The Making of African America: The Four Great Migrations

Ira Berlin

Viking Penguin, 2010

Agent: Sandra Dijkstra

A leading historian offers a sweeping new account of the African American experience over four centuries.

Four great migrations defined the history of black people in America: the violent removal of Africans to the east coast of North America known as the Middle Passage; the relocation of one million slaves to the interior of the antebellum South; the movement of more than six million blacks to the industrial cities of the north and west a century later; and since the late 1960s, the arrival of black immigrants from Africa, the Caribbean, South America, and Europe. These epic migra­tions have made and remade African American life.
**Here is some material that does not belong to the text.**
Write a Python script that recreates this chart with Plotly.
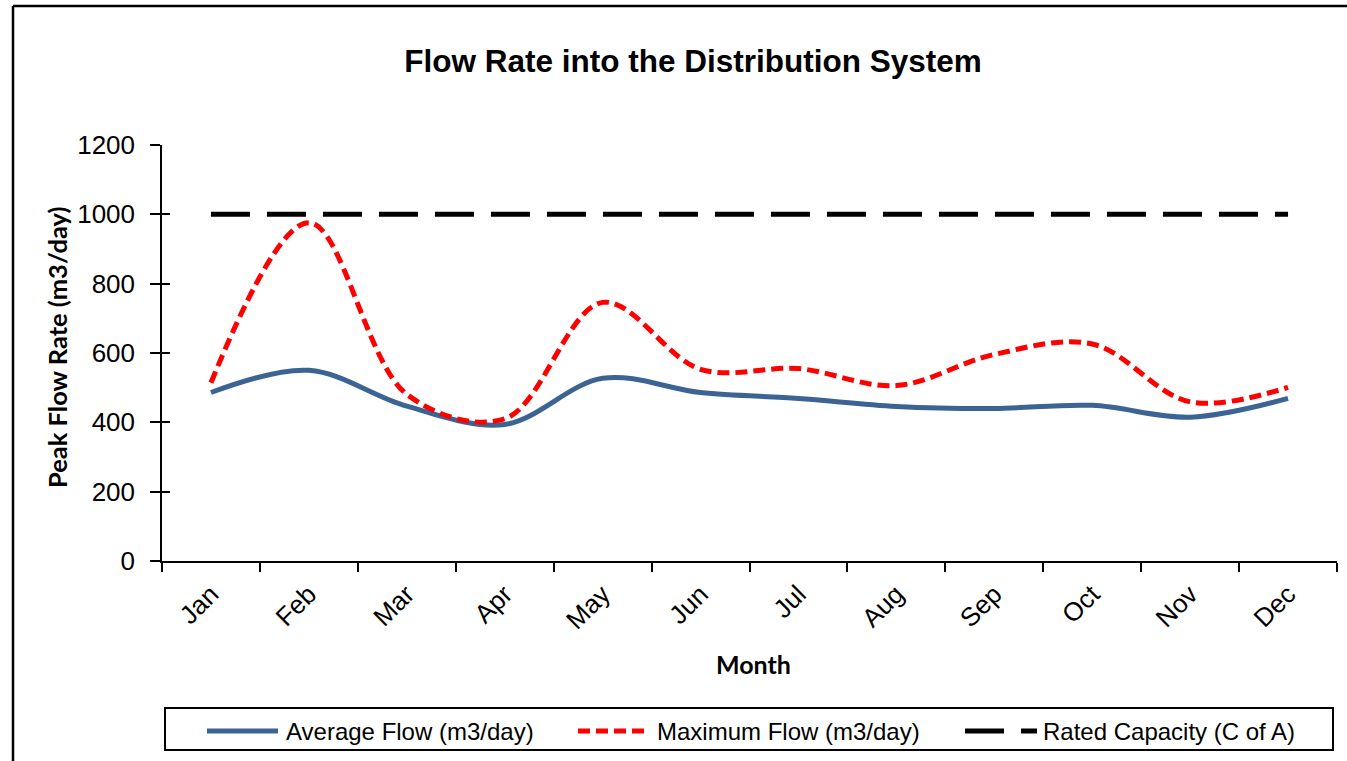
import plotly.graph_objects as go

months = ["Jan", "Feb", "Mar", "Apr", "May", "Jun", "Jul", "Aug", "Sep", "Oct", "Nov", "Dec"]
average_flow = [486, 550, 447, 394, 527, 486, 469, 446, 440, 449, 415, 469]
maximum_flow = [514, 976, 481, 410, 746, 553, 555, 506, 596, 626, 459, 501]
rated_capacity = [1000] * 12
y_ticks = [0, 200, 400, 600, 800, 1000, 1200]

W, H = 1347, 761
L, R, T, B = 162, 10, 145, 200
PW, PH = W - L - R, H - T - B


def px(x):
    return (x - L) / PW


def py(y):
    return (H - B - y) / PH


BLUE = "#3B6494"
RED = "#FF0000"
BLACK = "#000000"
ARIAL = "Liberation Sans, Arial"
BOLD = "Lato, Open Sans, sans-serif"

fig = go.Figure()
fig.add_trace(go.Scatter(x=months, y=average_flow, mode="lines", name="Average Flow (m3/day)",
                         line=dict(color=BLUE, width=5, shape="spline", smoothing=1), showlegend=False))
fig.add_trace(go.Scatter(x=months, y=maximum_flow, mode="lines", name="Maximum Flow (m3/day)",
                         line=dict(color=RED, width=5, shape="spline", smoothing=1, dash="12px,6px"),
                         showlegend=False))
fig.add_trace(go.Scatter(x=months, y=rated_capacity, mode="lines", name="Rated Capacity (C of A)",
                         line=dict(color=BLACK, width=5, dash="39px,17px"), showlegend=False))
# invisible trace to host the cross-tick overlay axis
fig.add_trace(go.Scatter(x=months, y=rated_capacity, mode="lines", yaxis="y2",
                         line=dict(width=0), hoverinfo="skip", showlegend=False, opacity=0))

fig.update_layout(
    width=W, height=H,
    margin=dict(l=L, r=R, t=T, b=B),
    paper_bgcolor="white", plot_bgcolor="white",
    title=dict(text="<b>Flow Rate into the Distribution System</b>", x=693 / W, xanchor="center",
               y=1 - 61 / H, yanchor="middle", font=dict(family=ARIAL, size=31.5, color="black")),
    xaxis=dict(type="category", range=[-0.5, 11.5], tickson="boundaries", ticks="outside", ticklen=9,
               tickwidth=1.5, tickcolor="black", showline=True, linecolor="black", linewidth=1.5,
               showgrid=False, zeroline=False, tickangle=-45, ticklabelstandoff=6,
               tickfont=dict(family=ARIAL, size=26, color="black")),
    yaxis=dict(range=[0, 1200], tickvals=y_ticks, ticks="outside", ticklen=10, tickwidth=1.5,
               tickcolor="black", showline=True, linecolor="black", linewidth=1.5, showgrid=False,
               zeroline=False, tickfont=dict(family=ARIAL, size=26, color="black"), ticklabelstandoff=10),
    yaxis2=dict(range=[0, 1200], tickvals=y_ticks, overlaying="y", side="left", ticks="inside",
                ticklen=8, tickwidth=1.5, tickcolor="black", showticklabels=False, showgrid=False,
                zeroline=False, showline=False),
)

annotations = [
    dict(text="<b>Peak Flow Rate (m3/day)</b>", x=px(57), y=py(347), xref="paper", yref="paper",
         xanchor="center", yanchor="middle", textangle=-90, showarrow=False,
         font=dict(family=BOLD, size=25.5, color="black")),
    dict(text="<b>Month</b>", x=px(753), y=py(664), xref="paper", yref="paper",
         xanchor="center", yanchor="middle", showarrow=False,
         font=dict(family=BOLD, size=25, color="black")),
]
legend_items = [
    ("Average Flow (m3/day)", BLUE, "solid", 207, 278, 284),
    ("Maximum Flow (m3/day)", RED, "12px,6px", 578, 650, 655),
    ("Rated Capacity (C of A)", BLACK, "39px,17px", 965, 1037, 1041),
]
shapes = [
    # outer chart frame (top and left edges visible)
    dict(type="line", xref="paper", yref="paper", x0=px(13), x1=px(1400), y0=py(6), y1=py(6),
         line=dict(color="black", width=2.5)),
    dict(type="line", xref="paper", yref="paper", x0=px(13), x1=px(13), y0=py(6), y1=py(800),
         line=dict(color="black", width=2.5)),
    # legend box
    dict(type="rect", xref="paper", yref="paper", x0=px(165), x1=px(1333), y0=py(750), y1=py(708),
         line=dict(color="black", width=2), fillcolor="rgba(0,0,0,0)"),
]
for label, color, dash, lx0, lx1, tx in legend_items:
    shapes.append(dict(type="line", xref="paper", yref="paper", x0=px(lx0), x1=px(lx1),
                       y0=py(731), y1=py(731), line=dict(color=color, width=5, dash=dash)))
    annotations.append(dict(text=label, x=px(tx), y=py(731), xref="paper", yref="paper",
                            xanchor="left", yanchor="middle", showarrow=False,
                            font=dict(family=ARIAL, size=24, color="black")))

fig.update_layout(annotations=annotations, shapes=shapes)
fig.write_html("out.html", config={"displayModeBar": False},
               post_script="document.body.style.margin='0px';")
Ira Berlin's magisterial new account of these passages evokes both the terrible price and the moving triumphs of a people forcibly and then willingly migrating to America. In effect, Berlin rewrites the master narrative of African America, challenging the traditional presentation of a linear path of progress. He finds instead a dynamic of change in which eras of deep rootedness alternate with eras of massive move­ment, tradition giving way to innovation. The culture of black America is constantly evolving, affected by (and affecting) places as far away from one another as Biloxi, Chicago, Kingston, and Lagos. Certain to gar­ner widespread media attention, The Making of African America is a bold new account of a long and crucial chapter of American history. 

Reviews:
The Making of African America is the result of prodigious scholarship and synthesis in tracking down the ways that a people held themselves together as they were swept into bondage and out of it and driven from place to place. Berlin has earned the credentials for telling their story, for it rests on his earlier demonstration that slavery could not eradicate the capacities for self-preservation and self-expression that make human beings human.”
New York Review of Books

 
“…majestic…brilliant.”
New York Times Book Review
 

“…eloquent, insightful… redefine[es] the contours of African-American history.”
Raleigh News
 

“What Berlin has produced, with careful research, keen interpretation, and accessible language, is a worthy complement to Franklin’s narrative, just as he intended.”
Boston Globe 
 

“His creative and meticulous scholarship proves that North American slavery, and the development of African American history generally, had deep roots in global, especially Atlantic history.”
Raleigh Review
 

“A sweeping new account of the African-American experience over four centuries…His latest tome is sure to garner widespread media attention as a bold new account of a long and crucial chapter of American history.”
 —Philadelphia Tribune
 

“Berlin (Many Thousands Gone) offers a fresh reading of American history through the prism of the “great migrations that made and remade African and African American life.”  Movement is a matter of numbers, and Berlin provides them in detail kept fully readable by his attention to the cultural products of the shifts. Berlin's careful scholarship is evidenced in his rich notes; the ordinary reader will be pleased by the fluidity and clarity of his prose.”
 —Publisher's Weekly
 

 “A succinct study of how the migrations of African Americans, from the slavery era to the present, affected the development of black culture in America… An insightful meditation on the physical and cultural journeys of African-Americans in the United States.”